[Figure scripts]
• • • •

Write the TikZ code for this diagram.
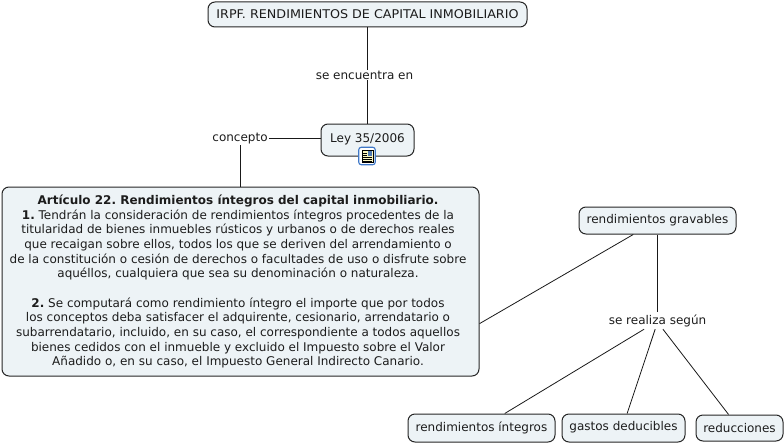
\documentclass[tikz,border=0pt]{standalone}
\usepackage{fontspec}
\setmainfont{DejaVu Sans}
\usetikzlibrary{positioning}
\definecolor{boxfill}{HTML}{EDF3F6}
\definecolor{inktext}{HTML}{1C1C1C}
\definecolor{iconblue}{HTML}{3F78C8}
\definecolor{iconpage}{HTML}{FBF6C0}
\newcommand{\mapfont}{\fontsize{12pt}{14.67pt}\selectfont\frenchspacing}
\tikzset{
    concept/.style={draw=black!85, fill=boxfill, rounded corners=7pt, line width=1pt, text=inktext, inner sep=0pt, font=\mapfont},
    linkword/.style={text=inktext, inner sep=1pt, font=\mapfont},
    link/.style={draw=black!90, line width=0.8pt}
}

\begin{document}
\begin{tikzpicture}[x=1pt, y=-1pt]

    \useasboundingbox (0,0) rectangle (784,444);

    % Nodes
    \node at (367.5,14.5) (irpf) [concept, minimum width=319pt, minimum height=25pt] {\addfontfeature{FakeStretch=1.06}IRPF. RENDIMIENTOS DE CAPITAL INMOBILIARIO};
    \node at (367.5,140) (ley) [concept, minimum width=93pt, minimum height=32pt, text depth=6pt, text height=11pt] {Ley 35/2006};
    \node at (240.5,281.5) (art) [concept, minimum width=477pt, minimum height=189pt] {%
        \begin{minipage}{472pt}\centering
        \textbf{Artículo 22. Rendimientos íntegros del capital inmobiliario.}\\
        \textbf{1.} Tendrán la consideración de rendimientos íntegros procedentes de la\\
        titularidad de bienes inmuebles rústicos y urbanos o de derechos reales\\
        que recaigan sobre ellos, todos los que se deriven del arrendamiento o\\
        de la constitución o cesión de derechos o facultades de uso o disfrute sobre\\
        aquéllos, cualquiera que sea su denominación o naturaleza.\\[14.67pt]
        \textbf{2.} Se computará como rendimiento íntegro el importe que por todos\\
        los conceptos deba satisfacer el adquirente, cesionario, arrendatario o\\
        subarrendatario, incluido, en su caso, el correspondiente a todos aquellos\\
        bienes cedidos con el inmueble y excluido el Impuesto sobre el Valor\\
        Añadido o, en su caso, el Impuesto General Indirecto Canario.
        \end{minipage}\hspace*{5pt}};
    \node at (657.5,220.5) (gravables) [concept, minimum width=157pt, minimum height=27pt] {rendimientos gravables};
    \node at (481.5,428) (integros) [concept, minimum width=147pt, minimum height=28pt] {rendimientos íntegros};
    \node at (623.5,428) (gastos) [concept, minimum width=123pt, minimum height=28pt, text depth=5pt, text height=10pt] {gastos deducibles};
    \node at (739.5,428) (reducciones) [concept, minimum width=87pt, minimum height=26pt] {reducciones};

    \node at (364.5,75) (encuentra) [linkword] {se encuentra en};
    \node at (240,138.5) (dfconcepto) [linkword] {concepto};
    \node at (657.5,320.5) (realiza) [linkword, minimum width=100pt, minimum height=17pt] {se realiza según};

    % Links
    \draw[link] (irpf.south -| ley.north) -- (encuentra.north -| ley.north);
    \draw[link] (encuentra.south -| ley.north) -- (ley.north);
    \draw[link] (ley.west |- dfconcepto.east) -- (dfconcepto.east);
    \draw[link] (dfconcepto.south) -- (dfconcepto.south |- art.north);
    \draw[link] (gravables.-150) -- (art.-10.8);
    \draw[link] (gravables.south) -- (realiza.north);
    \draw[link] (realiza.-147) -- (integros.32.5);
    \draw[link] (realiza.-105) -- (gastos.76);
    \draw[link] (realiza.-58) -- (reducciones.129);

    % Attached-resource icon
    \node at (367,156) (icon) [draw=iconblue, fill=white, rounded corners=2.5pt, line width=1.1pt, minimum width=16.5pt, minimum height=17.5pt, inner sep=0pt] {};
    \fill[iconpage, draw=black, line width=0.6pt] (362,150) rectangle (373,162.5);
    \fill[iconblue!70!gray] (368,150.8) rectangle (372.2,155.5);
    \foreach \rowy in {153,155,157,159,161} {
        \draw[black, line width=0.45pt] (363.2,\rowy) -- (\ifnum\rowy<156 367\else 371.8\fi,\rowy);
    }

\end{tikzpicture}
\end{document}
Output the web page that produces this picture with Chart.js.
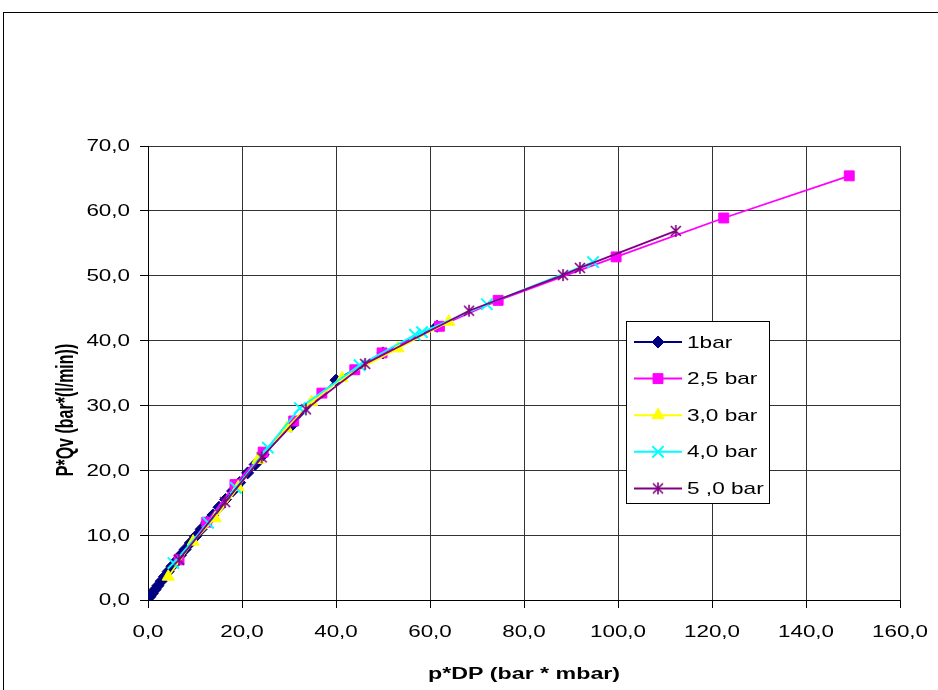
<!DOCTYPE html>
<html>
<head>
<meta charset="utf-8">
<script src="https://cdn.jsdelivr.net/npm/chart.js@4/dist/chart.umd.min.js"></script>
<style>
  body { margin: 0; background: #fff; }
  canvas { display: block; }
</style>
</head>
<body>
<canvas id="myChart" width="938" height="690"></canvas>
<script>
// values (x = p*DP, y = P*Qv)
var seriesNames = ['1bar', '2,5 bar', '3,0 bar', '4,0 bar', '5 ,0 bar'];

var bar1X = [0.4, 0.9, 1.5, 2.1, 2.8, 3.5, 4.3, 5.1, 6.0, 6.9, 7.9, 9.0, 10.1, 11.3, 12.5, 13.8, 15.1, 16.5, 18.0, 19.5, 21.2, 22.8, 24.5, 30.4, 40.0, 50.0, 61.5];
var bar1Y = [0.5, 1.0, 1.6, 2.2, 2.9, 3.6, 4.4, 5.2, 6.0, 6.9, 7.8, 8.8, 9.8, 10.9, 12.0, 13.1, 14.3, 15.5, 16.8, 18.1, 19.6, 20.9, 22.4, 26.8, 33.9, 38.1, 42.2];

var bar25X = [6.6, 12.5, 18.5, 24.5, 31.0, 37.0, 44.0, 49.8, 62.0, 74.5, 99.6, 122.5, 149.2];
var bar25Y = [6.2, 12.0, 17.8, 22.8, 27.6, 31.9, 35.5, 38.1, 42.2, 46.2, 52.9, 58.9, 65.4];

var bar3X = [4.3, 9.6, 14.3, 19.2, 23.4, 29.5, 34.8, 41.3, 53.2, 64.0];
var bar3Y = [3.6, 9.0, 12.6, 17.4, 21.6, 26.5, 30.5, 34.2, 38.8, 42.9];

var bar4X = [5.4, 12.8, 18.7, 25.5, 32.3, 45.0, 56.8, 58.3, 72.1, 94.7];
var bar4Y = [5.7, 11.9, 17.3, 23.5, 29.6, 36.2, 40.9, 41.3, 45.6, 52.1];

var bar5X = [6.6, 16.4, 24.2, 33.6, 46.2, 68.3, 88.3, 91.9, 112.3];
var bar5Y = [6.2, 15.1, 22.0, 29.4, 36.4, 44.6, 50.1, 51.2, 56.9];

var xTitle = 'p*DP (bar * mbar)';
var yTitle = 'P*Qv (bar*(l/min))';

var FONT = '"Liberation Sans", Arial, sans-serif';
// the old excel picture has wide text, so text is drawn a bit stretched
var TICK_SX = 1.4;
var TITLE_SX = 1.45;
var LEG_SX = 1.33;

function pts(xs, ys) {
  var out = [];
  for (var i = 0; i < xs.length; i++) out.push({ x: xs[i], y: ys[i] });
  return out;
}

// excel style star marker: X with a vertical bar
function starImage(color) {
  var c = document.createElement('canvas');
  c.width = 14; c.height = 14;
  var g = c.getContext('2d');
  g.strokeStyle = color;
  g.lineWidth = 1.6;
  g.beginPath();
  g.moveTo(2, 2); g.lineTo(12, 12);
  g.moveTo(12, 2); g.lineTo(2, 12);
  g.moveTo(7, 1); g.lineTo(7, 13);
  g.stroke();
  return c;
}

function fmt(v) {
  return v.toFixed(1).replace('.', ',');
}

function wideText(ctx, text, x, y, sx, align) {
  ctx.save();
  ctx.translate(x, y);
  ctx.scale(sx, 1);
  ctx.textAlign = align;
  ctx.fillText(text, 0, 0);
  ctx.restore();
}

// frame round the whole chart, tick labels, axis titles and the boxed legend
var excelBits = {
  id: 'excelBits',
  beforeDraw: function (chart) {
    var ctx = chart.ctx;
    ctx.save();
    ctx.fillStyle = '#fff';
    ctx.fillRect(0, 0, chart.width, chart.height);
    ctx.strokeStyle = '#000';
    ctx.lineWidth = 1;
    ctx.strokeRect(3.5, 12.5, 1000, 1000);
    ctx.restore();
  },
  afterDraw: function (chart) {
    var ctx = chart.ctx;
    var area = chart.chartArea;
    var sx = chart.scales.x, sy = chart.scales.y;

    ctx.save();
    ctx.fillStyle = '#000';
    ctx.textBaseline = 'middle';
    ctx.font = '16px ' + FONT;
    sx.ticks.forEach(function (t) {
      wideText(ctx, fmt(t.value), sx.getPixelForValue(t.value), 633, TICK_SX, 'center');
    });
    sy.ticks.forEach(function (t) {
      wideText(ctx, fmt(t.value), 130, sy.getPixelForValue(t.value) + 1, TICK_SX, 'right');
    });

    ctx.font = 'bold 16px ' + FONT;
    wideText(ctx, xTitle, (area.left + area.right) / 2, 675, TITLE_SX, 'center');
    // rotated title, glyphs widened sideways the same way
    ctx.translate(67, 410);
    ctx.scale(TITLE_SX, 1);
    ctx.rotate(-Math.PI / 2);
    ctx.textAlign = 'center';
    ctx.fillText(yTitle, 0, 0);
    ctx.restore();

    // legend
    var bx = 626, by = 321, bw = 143, bh = 182;
    ctx.save();
    ctx.fillStyle = '#fff';
    ctx.fillRect(bx, by, bw, bh);
    ctx.strokeStyle = '#000';
    ctx.lineWidth = 1;
    ctx.strokeRect(bx + 0.5, by + 0.5, bw, bh);
    ctx.textBaseline = 'middle';
    chart.data.datasets.forEach(function (ds, i) {
      var y = by + 21 + i * 36.6;
      ctx.strokeStyle = ds.borderColor;
      ctx.lineWidth = 2;
      ctx.beginPath();
      ctx.moveTo(634, y);
      ctx.lineTo(682, y);
      ctx.stroke();
      ctx.fillStyle = ds.pointBackgroundColor;
      ctx.strokeStyle = ds.pointBorderColor;
      ctx.lineWidth = ds.pointBorderWidth;
      Chart.helpers.drawPoint(ctx, {
        pointStyle: ds.pointStyle,
        radius: ds.pointRadius,
        rotation: 0,
        borderWidth: ds.pointBorderWidth
      }, 658, y);
      ctx.fillStyle = '#000';
      ctx.font = '17px ' + FONT;
      wideText(ctx, ds.label, 687, y + 1, LEG_SX, 'left');
    });
    ctx.restore();
  }
};

var colors = ['#000080', '#FF00FF', '#FFFF00', '#00FFFF', '#800080'];
var styles = ['rectRot', 'rect', 'triangle', 'crossRot', starImage('#800080')];
var radii = [6, 7, 7, 8, 7];
var xs = [bar1X, bar25X, bar3X, bar4X, bar5X];
var ys = [bar1Y, bar25Y, bar3Y, bar4Y, bar5Y];

var datasets = [];
for (var i = 0; i < 5; i++) {
  datasets.push({
    label: seriesNames[i],
    data: pts(xs[i], ys[i]),
    showLine: true,
    borderColor: colors[i],
    backgroundColor: colors[i],
    pointBackgroundColor: colors[i],
    pointBorderColor: colors[i],
    pointStyle: styles[i],
    pointRadius: radii[i],
    pointBorderWidth: i === 3 ? 2 : 1,
    borderWidth: 1.8,
    order: 5 - i   // later series on top, like excel
  });
}

var ctx = document.getElementById('myChart').getContext('2d');
var myChart = new Chart(ctx, {
  type: 'scatter',
  data: { datasets: datasets },
  plugins: [excelBits],
  options: {
    responsive: false,
    animation: false,
    layout: { padding: { left: 20, top: 146, right: 38, bottom: 0 } },
    plugins: {
      legend: { display: false },
      tooltip: { enabled: false }
    },
    scales: {
      x: {
        type: 'linear',
        min: 0, max: 160,
        afterFit: function (s) { s.height = 90; },
        ticks: { stepSize: 20, display: false },
        grid: { color: '#333', lineWidth: 1, tickLength: 8, tickColor: '#000' },
        border: { color: '#000', width: 1 }
      },
      y: {
        type: 'linear',
        min: 0, max: 70,
        afterFit: function (s) { s.width = 128; },
        ticks: { stepSize: 10, display: false },
        grid: { color: '#333', lineWidth: 1, tickLength: 8, tickColor: '#000' },
        border: { color: '#000', width: 1 }
      }
    }
  }
});
</script>
</body>
</html>
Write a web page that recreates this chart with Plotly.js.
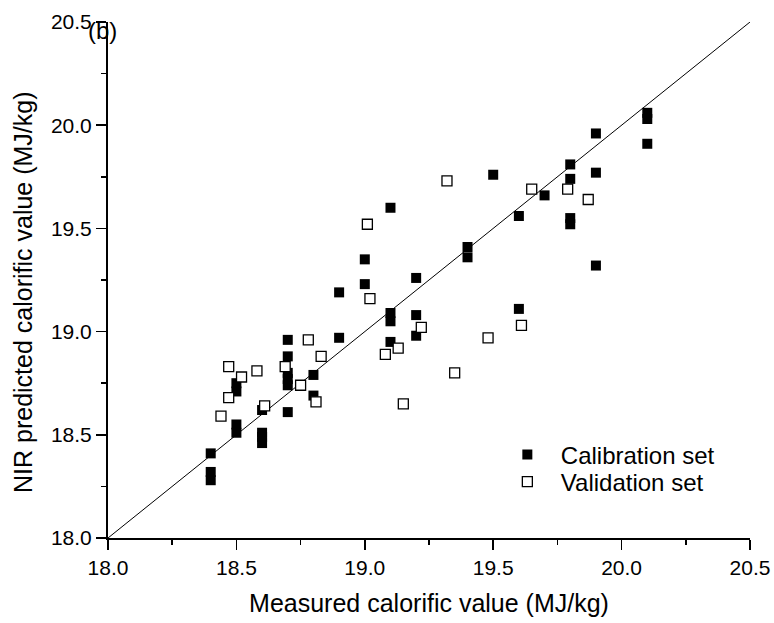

• • • •

### WHAT YOU NEED TO DO
Without the pictures, return the listing above from its first line through the line that has "(0,0) rectangle (784,444);".

### RESULT OF THE TASK
Write the TikZ code for this diagram.
\documentclass[tikz,border=0pt]{standalone}
\usepackage{fontspec}
\setmainfont{DejaVu Sans}
\usetikzlibrary{positioning}
\definecolor{boxfill}{HTML}{EDF3F6}
\definecolor{inktext}{HTML}{1C1C1C}
\definecolor{iconblue}{HTML}{3F78C8}
\definecolor{iconpage}{HTML}{FBF6C0}
\newcommand{\mapfont}{\fontsize{12pt}{14.67pt}\selectfont\frenchspacing}
\tikzset{
    concept/.style={draw=black!85, fill=boxfill, rounded corners=7pt, line width=1pt, text=inktext, inner sep=0pt, font=\mapfont},
    linkword/.style={text=inktext, inner sep=1pt, font=\mapfont},
    link/.style={draw=black!90, line width=0.8pt}
}

\begin{document}
\begin{tikzpicture}[x=1pt, y=-1pt]

    \useasboundingbox (0,0) rectangle (784,444);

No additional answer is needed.